-- Begin Given material --

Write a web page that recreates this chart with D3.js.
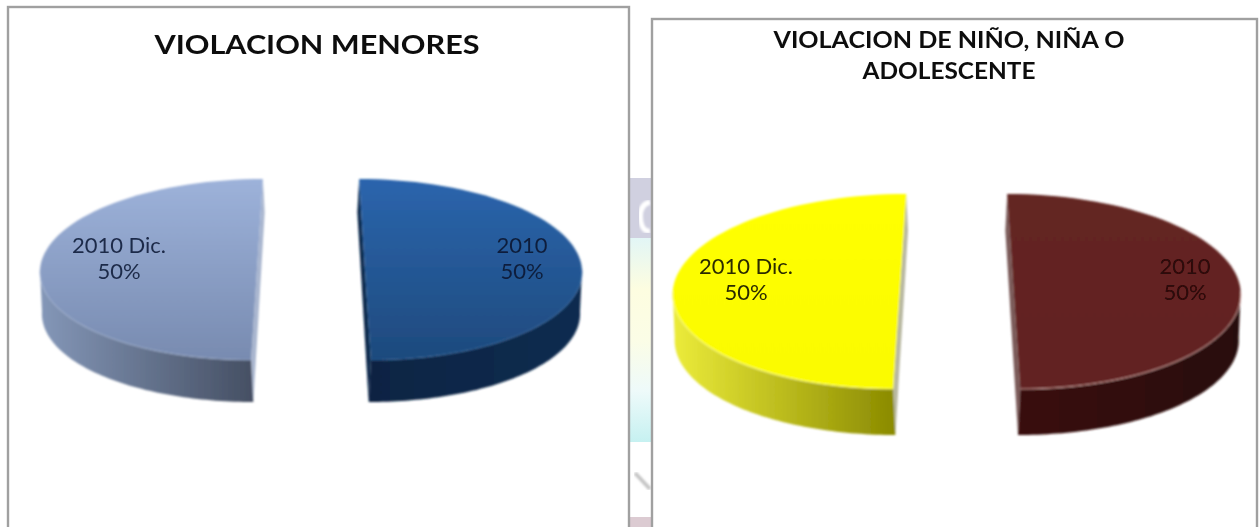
<!DOCTYPE html>
<html>
<head>
<meta charset="utf-8">
<script src="https://cdn.jsdelivr.net/npm/d3@7/dist/d3.min.js"></script>
<style>html,body{margin:0;padding:0;background:#fff;overflow:hidden}svg{display:block}</style>
</head>
<body>
<script>
// ---- data ----
const categories = ["2010", "2010 Dic."];
const valuesMenores = [50, 50];
const valuesNino = [50, 50];
const titleMenores = ["VIOLACION MENORES"];
const titleNino = ["VIOLACION DE NIÑO, NIÑA O", "ADOLESCENTE"];

// ---- layout ----
const W = 1259, H = 527;
const charts = [
  { id: "a", values: valuesMenores, title: titleMenores,
    box: [8, 7, 621, 530], titleX: 317, titleY: [54], titleSize: 27, titleLen: [325],
    vx: 311, cy: 269.5, R: 217, ry: 90.5, depth: 42, gap: 54, k: 0.109, wall: 2,
    labelX: [522, 119], labelY: [253, 279], labelSize: 22,
    labelFill: ["#0d1f3c", "#1c2a48"],
    top: [["#2b65ad", "#1e4a7d"], ["#9db2da", "#788bb0"]],
    side: [["#0c2443", "#102c50"], ["#8497b8", "#454f63"]],
    wallFill: ["#0d2a4e", "#a9b6cf"], rim: ["#3f72b0", "#b0c0dc"], rimOp: 0.5 },
  { id: "b", values: valuesNino, title: titleNino,
    box: [652, 19, 605, 520], titleX: 949, titleY: [48, 79], titleSize: 23.5, titleLen: [351, 173],
    vx: 956.7, cy: 291.5, R: 227, ry: 97.5, depth: 46, gap: 57, k: 0.115, wall: 2,
    labelX: [1185, 746], labelY: [274, 300], labelSize: 22,
    labelFill: ["#2a0808", "#2c2c00"],
    top: [["#642523", "#622422"], ["#ffff00", "#fbfb00"]],
    side: [["#3a100e", "#280b09"], ["#ecec3a", "#8a8a00"]],
    wallFill: ["#7a5a58", "#b8b8a0"], rim: ["#e4b4b0", "#f6f6a0"], rimOp: 0.8 }
];

const svg = d3.select("body").append("svg").attr("width", W).attr("height", H);
const defs = svg.append("defs");
defs.append("filter").attr("id", "soft").attr("x", "-5%").attr("y", "-5%").attr("width", "110%").attr("height", "110%")
  .append("feGaussianBlur").attr("stdDeviation", 0.8);
defs.append("filter").attr("id", "softText").attr("x", "-5%").attr("y", "-20%").attr("width", "110%").attr("height", "140%")
  .append("feGaussianBlur").attr("stdDeviation", 0.45);

function gradient(id, horizontal, stops) {
  const g = defs.append("linearGradient").attr("id", id)
    .attr("x1", 0).attr("y1", 0).attr("x2", horizontal ? 1 : 0).attr("y2", horizontal ? 0 : 1);
  stops.forEach((c, i) => g.append("stop").attr("offset", i / (stops.length - 1)).attr("stop-color", c));
  return `url(#${id})`;
}

// ---- faded background strip between the two panels ----
const stripFill = gradient("strip", false, ["#e2f6f6", "#fdfde0", "#fbfde6", "#eefafa", "#c6f1f1"]);
const strip = svg.append("g");
strip.append("rect").attr("x", 629).attr("y", 178).attr("width", 23).attr("height", 60).attr("fill", "#d0d0e0");
strip.append("rect").attr("x", 629).attr("y", 238).attr("width", 23).attr("height", 204).attr("fill", stripFill);
strip.append("path").attr("d", "M650,202 Q638,205 641,222 Q643,232 650,231")
  .attr("fill", "none").attr("stroke", "#fff").attr("stroke-width", 5).attr("filter", "url(#soft)");
strip.append("path").attr("d", "M635,473 L650,489").attr("stroke", "#c6c6c6").attr("stroke-width", 4).attr("filter", "url(#soft)");
strip.append("rect").attr("x", 630).attr("y", 517).attr("width", 22).attr("height", 10).attr("fill", "#dccbd2");

// ---- panels ----
charts.forEach(c => {
  const g = svg.append("g");
  g.append("rect").attr("x", c.box[0]).attr("y", c.box[1]).attr("width", c.box[2]).attr("height", c.box[3])
    .attr("fill", "#fff").attr("stroke", "#a0a0a0").attr("stroke-width", 2.4);

  // perspective: the explosion gap narrows towards the far side of the pie
  const persp = d3.scaleLinear().domain([-1, 1]).range([1 - c.k, 1 + c.k]);
  const slices = d3.pie().sort(null).startAngle(0).endAngle(2 * Math.PI)(c.values);
  const line = d3.line().x(d => d[0]).y(d => d[1]);

  const pieG = g.append("g").attr("filter", "url(#soft)");
  slices.forEach((s, i) => {
    const dir = i === 0 ? 1 : -1;
    const P = (a, z) => {
      const v = -Math.cos(a);
      const offset = dir * (c.gap - (z ? c.wall : 0)) * persp(v);
      return [c.vx + offset + c.R * Math.sin(a), c.cy + c.ry * v + z];
    };
    const arc = (a0, a1, z) => d3.range(0, 73).map(t => P(a0 + (a1 - a0) * t / 72, z));

    const frontStart = i === 0 ? Math.PI / 2 : 3 * Math.PI / 2;
    const cusp = Math.PI;
    const back = i === 0 ? s.startAngle : s.endAngle;
    const topFill = gradient(`top${c.id}${i}`, false, c.top[i]);
    const sideFill = gradient(`side${c.id}${i}`, true, c.side[i]);

    // cut face seen behind the slice
    pieG.append("path")
      .attr("d", line([P(back, 0), P(back, c.depth * 0.8), P(cusp, c.depth), P(cusp, 0)]) + "Z")
      .attr("fill", c.wallFill[i]);

    // outer side wall
    const upper = arc(frontStart, cusp, 0);
    const lower = arc(cusp, frontStart, c.depth);
    pieG.append("path").attr("d", line(upper.concat(lower)) + "Z").attr("fill", sideFill);

    // top face
    pieG.append("path").attr("d", line(arc(s.startAngle, s.endAngle, 0)) + "Z").attr("fill", topFill);

    // lit rim along the near edge
    pieG.append("path").attr("d", line(arc(frontStart, cusp, 0)))
      .attr("fill", "none").attr("stroke", c.rim[i]).attr("stroke-width", 1).attr("stroke-opacity", c.rimOp);

    // data label
    const label = g.append("text").attr("text-anchor", "middle")
      .attr("font-family", "Lato, 'Open Sans', sans-serif").attr("font-size", c.labelSize)
      .attr("fill", c.labelFill[i]).attr("filter", "url(#softText)");
    label.append("tspan").attr("x", c.labelX[i]).attr("y", c.labelY[0]).text(categories[i]);
    label.append("tspan").attr("x", c.labelX[i]).attr("y", c.labelY[1]).text(s.value + "%");
  });

  // title
  c.title.forEach((t, j) => {
    g.append("text").attr("x", c.titleX).attr("y", c.titleY[j]).attr("text-anchor", "middle")
      .attr("font-family", "Lato, 'Open Sans', sans-serif").attr("font-weight", 700)
      .attr("font-size", c.titleSize).attr("fill", "#111")
      .attr("textLength", c.titleLen[j]).attr("lengthAdjust", "spacingAndGlyphs")
      .attr("filter", "url(#softText)").text(t);
  });
});
</script>
</body>
</html>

-- End Given material --

*Problem statement*:
Please extract exactly the lines of the data, from the first through the line containing "DE NIÑO, NIÑA", and add no pictures to the copy.

*Finished answer*:
Write a web page that recreates this chart with D3.js.
<!DOCTYPE html>
<html>
<head>
<meta charset="utf-8">
<script src="https://cdn.jsdelivr.net/npm/d3@7/dist/d3.min.js"></script>
<style>html,body{margin:0;padding:0;background:#fff;overflow:hidden}svg{display:block}</style>
</head>
<body>
<script>
// ---- data ----
const categories = ["2010", "2010 Dic."];
const valuesMenores = [50, 50];
const valuesNino = [50, 50];
const titleMenores = ["VIOLACION MENORES"];
const titleNino = ["VIOLACION DE NIÑO, NIÑA O", "ADOLESCENTE"];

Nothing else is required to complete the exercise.